Member states’ ambassadors agreed on Friday (18 December) to grant staff at the European institutions a pay rise of 1.85% instead of the 3.7% due under a pay deal struck in 2004, which provides a formula for annual salary adjustments.
Today (22 December), environment ministers meeting in Brussels rubberstamped one element of the pay deal, which concerns the deduction of an increased pension contribution from salaries. The other part of the pay deal – the actual remuneration package – is to be agreed in a written procedure that ends tomorrow night. A spokesperson for Sweden, holder of the EU’s rotating presidency, said that the written procedure was necessary to give member states more time to study the details of the plan and to have it translated.

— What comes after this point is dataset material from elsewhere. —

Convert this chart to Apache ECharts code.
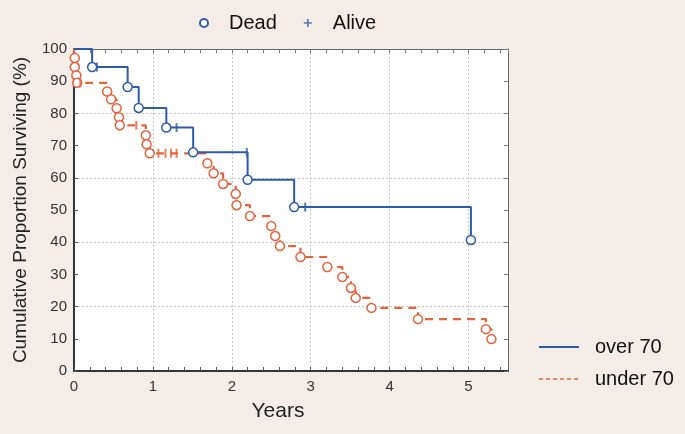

The European Commission opposes the pay offer, saying that it breaks EU law. In a letter to Commission staff on Saturday, Catherine Day, the Commission’s secretary-general, and Irene Souka, the Commission’s director-general for personnel and administration, wrote: “The Commission considers that this is not an issue of giving staff a higher or lower salary increase; it is a matter of applying a binding method, of respecting Community law and of respecting an agreement with staff representatives in 2004.”
A spokesman for the European Commission said today that the Commission would consider legal options to ensure that the decision was changed. He added that this would take place a matter of days after the decision had been approved.
Staff unions are threatening strikes in the new year and their members have vowed not to work overtime.